Carnes

Estremadura - Roteiro de Sabores

Sua excelência o bife

Na cozinha lisboeta, pontificam os bifes. Ganharam fama no século XIX, pela mão dos cozinheiros de alguns dos mais célebres cafés e restaurantes da Lisboa de então. Brilham o bife à Marrare (carne do pojadouro frita em manteiga, com molho de natas), à Jansen (vazia ou pojadouro, frito em banha derretida com alho e toucinho picados), à Faustino (do lombo, frito também em banha, sobre fatia de pão e sob fatia de presunto), à cortador (do acém redondo, fritos em banha depois de esfregados com sal, pimenta e alho) e à Inglesa (da vazia, grelhado e temperado apenas com sal). O conhecido bife à Café, mais não é do que uma versão do bife à Marrare, em que o molho é feito não com natas mas com leite e leva um pouco de mostarda e limão. Ou seja, não leva café nenhum, a designação vem do lugar em que era tradicionalmente servido, o café!

Ainda no capítulo dos bifes, assinalem-se os bifes à padre Araújo Lima (deputado no final da república, professor do liceu Camões e gastrónomo), os bifes enrolados, os bifes com molho de queijo, os bifes de cebolada e o bife com ovo a cavalo.

Realizados com as partes nobres da vaca, os bifes eram (e são) um prato dispendioso. Mas os lisboetas tinham uma alternativa, que se não são bifes, são igualmente deliciosos e infinitamente mais baratos: as celebradas iscas com elas, fatias finas (iscas) de vitela ou de porco, que após marinarem em vinho branco, vinagre e temperos, vão a fritar em banha bem quente. Devem ser comidas acompanhadas de batatas cozidas com a pele e depois peladas e cortadas às rodelas.

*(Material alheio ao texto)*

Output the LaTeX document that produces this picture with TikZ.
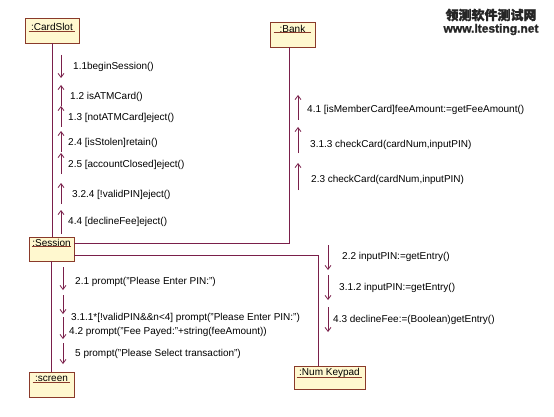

Feijoadas, favadas & afins

A região tem também as suas receitas de Cozido à portuguesa, de feijoada e de mão de vaca guisada, com inúmeras variantes consoante as povoações e a origem geográfica dos habitantes de Lisboa. Muito apreciada é a favada – favas cozidas com toucinho, chouriço de carne e mouro, coentros e salsa – que se degusta com salada de alface. As ervilhas com ovos escalfados são outro prato que vai com frequência à mesa, cozinhadas (tal como as favas) com toucinho e chouriço de carne.

As mercês do porco
 
Na parte rural da província, os enchidos e os pratos típicos da matança são aqui, como por todo o país, o núcleo forte da cozinha que tem por base a carne de porco. Com as partes menos nobres, fazem-se sarrabulhos, arrozes, etc. Sobressaem a cachola de porco de Torres Vedras, fígado e baço porcinos que vão para um refogado com água-pé, torresmos e sangue, servida nos almoços da matança com fatias de pão de milho, e o arroz de golada (Bombarral e Landal) ora malandrinho e com couve e nabos, ora enxuto e cozido com sangue, com temperos onde entra sempre o cravinho. Na outra banda, na área do Montijo – que já foi Aldeia Galega do Ribatejo e aonde noutros tempos chegavam os porcos alentejanos que vinham para o abastecimento da capital, o que lhe valeu o epíteto de “capital do porco” – avultam os lombinhos de porco com açorda, a língua de porco fumada com ervilhas e outros pratos a fazerem lembrar o Alentejo. Em Lisboa, o já citado mestre cozinheiro João da Mata servia nos seus restaurantes uma açorda de fígado de porco, salsicha, chouriço e presunto, a que juntava um cheiro de vinho da Madeira e que se diz era do especial agrado do duque de Saldanha. Numa casa de pasto na antiga Porcalhota, hoje Amadora, servia-se uma pratada de ovos com chouriço merecedora da atenção de Eça de Queirós em Os Maias.

Com um pouco de toucinho e muitas batatas (as pequenas, que os lavradores davam de alimento aos porcos), os trabalhadores das salinas do distrito de Setúbal preparavam a sua refeição numa fogueira do mato, a que chamavam batatas ensalsadas. No verão, com toucinho, ovos, tomate, cebola e batatas cozinhava-se um outro prato conhecido como raposo.

Imperdoável, seria não referir o excelente leitão de Negrais (que alguns preferem ao da Bairrada) e a saloia carne de porco às Mercês, deleite dos que se deslocam à feira das Mercês ou vão à feira da Luz, em Lisboa.